Application Engine programs can collect Cost-Based Optimiser statistics on specific tables by calling the %UpdateStats([,high/low]); PeopleCode macro. This uses one of two DDL models depending on whether the high or low option is specified. However, these DDL models only exist for Oracle and DB2/MVS. %UpdateStats() has no function on other platforms.

This was PeopleSoft’s platform generic solution (before their takeover by Oracle, and before Dynamic Sampling was available in the Oracle database) to the very real problem that occurs when statistics on a working storage or reporting table, that is emptied, repopulated and used during a batch process, do not accurately represent the content of the table and hence cause the optimiser to choose an inappropriate execution plan. PeopleSoft provided a method of refreshing the statistics during the process, and introduced new DDL models because each database platform would have its own command. However, this approach relies upon developers to add the %UpdateStats() macro for every occasion where data has changed sufficiently to require refreshing the statistics. Unfortunately, developers are not always best placed to make that decision. There are still plenty of places in delivered PeopleSoft code where this macro could be usefully added.

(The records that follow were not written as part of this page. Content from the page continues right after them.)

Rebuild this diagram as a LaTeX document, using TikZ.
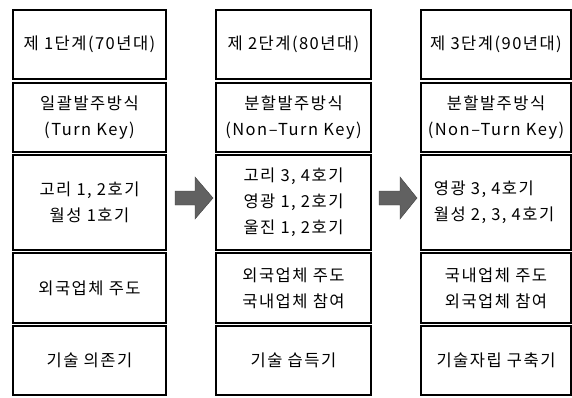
\documentclass[tikz,border=0pt]{standalone}
\usepackage{fontspec}
\setmainfont{Noto Sans CJK KR}[LetterSpace=9]
\usetikzlibrary{positioning}
\begin{document}
\begin{tikzpicture}[x=1pt,y=-1pt,
  box/.style={draw=black, line width=1.7pt, rectangle, inner sep=0pt, align=center,
    font=\fontsize{16.5}{26}\selectfont},
  blockarrow/.style={fill=black!62, draw=black!75, line width=0.4pt}]
\useasboundingbox (0,0) rectangle (572,397);
% column 1
\node[box, minimum width=153pt, minimum height=69pt] (c1r1) at (89.5,44.5) {제 1단계(70년대)};
\node[box, minimum width=153pt, minimum height=69pt] (c1r2) at (89.5,117.5) {일괄발주방식\\(Turn Key)};
\node[box, minimum width=153pt, minimum height=95pt] (c1r3) at (89.5,202.5) {고리 1, 2호기\\월성 1호기};
\node[box, minimum width=153pt, minimum height=70pt] (c1r4) at (89.5,288) {외국업체 주도};
\node[box, minimum width=153pt, minimum height=69pt] (c1r5) at (89.5,360.5) {기술 의존기};
% column 2
\node[box, minimum width=155pt, minimum height=69pt] (c2r1) at (293.5,44.5) {제 2단계(80년대)};
\node[box, minimum width=155pt, minimum height=69pt] (c2r2) at (293.5,117.5) {분할발주방식\\(Non–Turn Key)};
\node[box, minimum width=155pt, minimum height=95pt] (c2r3) at (293.5,202.5) {고리 3, 4호기\\영광 1, 2호기\\울진 1, 2호기};
\node[box, minimum width=155pt, minimum height=70pt] (c2r4) at (293.5,288) {외국업체 주도\\국내업체 참여};
\node[box, minimum width=155pt, minimum height=69pt] (c2r5) at (293.5,360.5) {기술 습득기};
% column 3
\node[box, minimum width=150pt, minimum height=69pt] (c3r1) at (496,44.5) {제 3단계(90년대)};
\node[box, minimum width=150pt, minimum height=69pt] (c3r2) at (496,117.5) {분할발주방식\\(Non–Turn Key)};
\node[box, minimum width=150pt, minimum height=95pt] (c3r3) at (496,202.5) {};
\node[box, draw=none, align=left, anchor=west] (c3r3t) at (433,202.5) {영광 3, 4호기\\월성 2, 3, 4호기};
\node[box, minimum width=150pt, minimum height=70pt] (c3r4) at (496,288) {국내업체 주도\\외국업체 참여};
\node[box, minimum width=150pt, minimum height=69pt] (c3r5) at (496,360.5) {기술자립 구축기};
% block arrows
\coordinate (a1) at (175,198);
\coordinate (a2) at (379,198);
\fill[blockarrow] (a1) ++(0,-7) -- ++(20,0) -- ++(0,-14) -- ++(18,21) -- ++(-18,21) -- ++(0,-14) -- ++(-20,0) -- cycle;
\fill[blockarrow] (a2) ++(0,-7) -- ++(21,0) -- ++(0,-14) -- ++(17,21) -- ++(-17,21) -- ++(0,-14) -- ++(-21,0) -- cycle;
\end{tikzpicture}
\end{document}
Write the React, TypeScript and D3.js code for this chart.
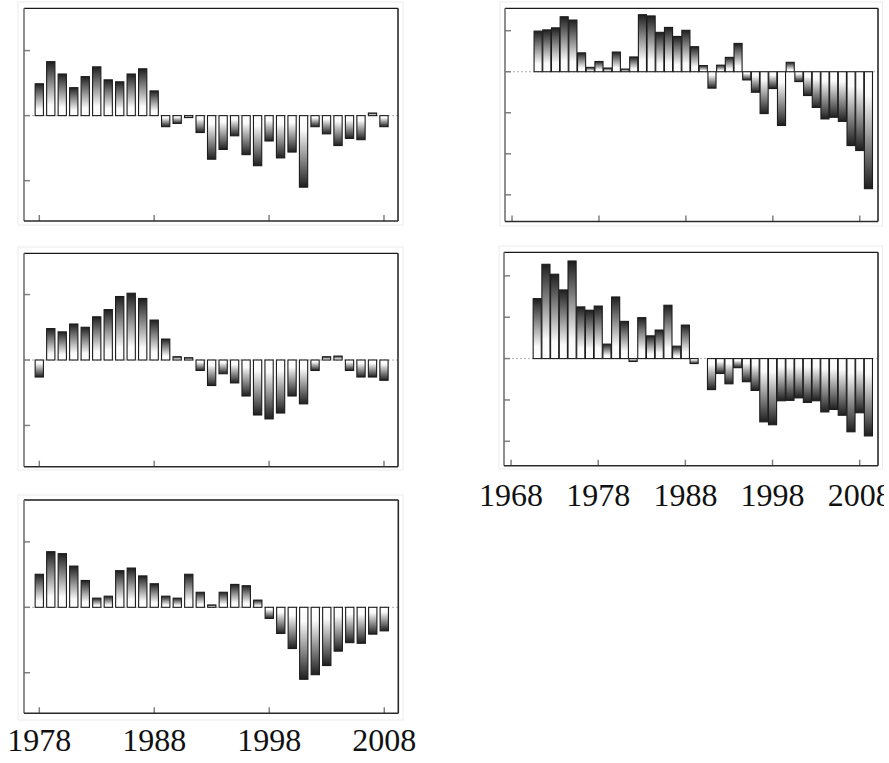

Up to PeopleTools 8.47, PeopleSoft delivered two DDL models that used the ANALYZE command. The %UpdateStats(,high) ran a full compute of the table:

ANALYZE TABLE [TBNAME] COMPUTE STATISTICS;

While %UpdateStats(,low) estimated statistics with the default sample size:

ANALYZE TABLE [TBNAME] ESTIMATE  STATISTICS;

From PeopleTools 8.48, these DDL models now call the Oracle supplied PL/SQL package DBMS_STATS. The high option still performs a full compute of statistics.

DBMS_STATS.GATHER_TABLE_STATS (ownname=> [DBNAME], tabname=>[TBNAME], estimate_percent=>1, method_opt=> 'FOR ALL COLUMNS SIZE 1',cascade=>TRUE);

While the low option estimates statistics with the sample size determined by the pseudo-variable. DBMS_STATS.AUTO_SAMPLE_SIZE.

DBMS_STATS.GATHER_TABLE_STATS (ownname=> [DBNAME], tabname=>[TBNAME], estimate_percent=> dbms_stats.auto_sample_size, method_opt=> 'FOR ALL INDEXED COLUMNS SIZE 1',cascade=>TRUE);

So it would appear that PeopleSoft now follow the recommendations that Oracle have been making since version 8i of the database to use DBMS_STATS instead of the ANALYZE command. This is certainly a step in the right direction. It also makes good sense to use the automatic sample size. ESTIMATE_PERCENT defaults to DBMS_STATS.AUTO_SAMPLE_SIZE from Oracle 10g. Previously it was NULL, which caused a full compute.

However, there is a problem.

PeopleSoft have chosen to specify the METHOD_OPT as FOR ALL INDEXED COLUMNS SIZE 1. If you have specified histograms on any of your columns, or generated them automatically with DBMS_STATS, the PeopleSoft command will remove them from indexed columns and will leave any histograms on unindexed columns unchanged, and potentially out of date.

The default in Oracle 9i is FOR ALL COLUMNS SIZE 1. This removes all histograms on all columns, although this is at least the same behaviour as the ANALYZE command.

In Oracle 10g, METHOD_OPT defaults to FOR ALL COLUMNS SIZE AUTO. The Oracle manual states that the database ‘…determines the columns to collect histograms based on data distribution and the workload of the columns’. So, Oracle may remove histograms if it judges that they are not necessary.

I have no hesitation in recommending that value for METHOD the delivered DDL models should be changed. I would suggest using FOR ALL COLUMNS SIZE REPEAT.

Addendum 12.6.2007: I have noticed that the DDL models change again in PT8.48.07. The full compute is now for ALL COLUMNS, but the estimate is still for ALL INDEXED COLUMNS! Closer, but still no cigar!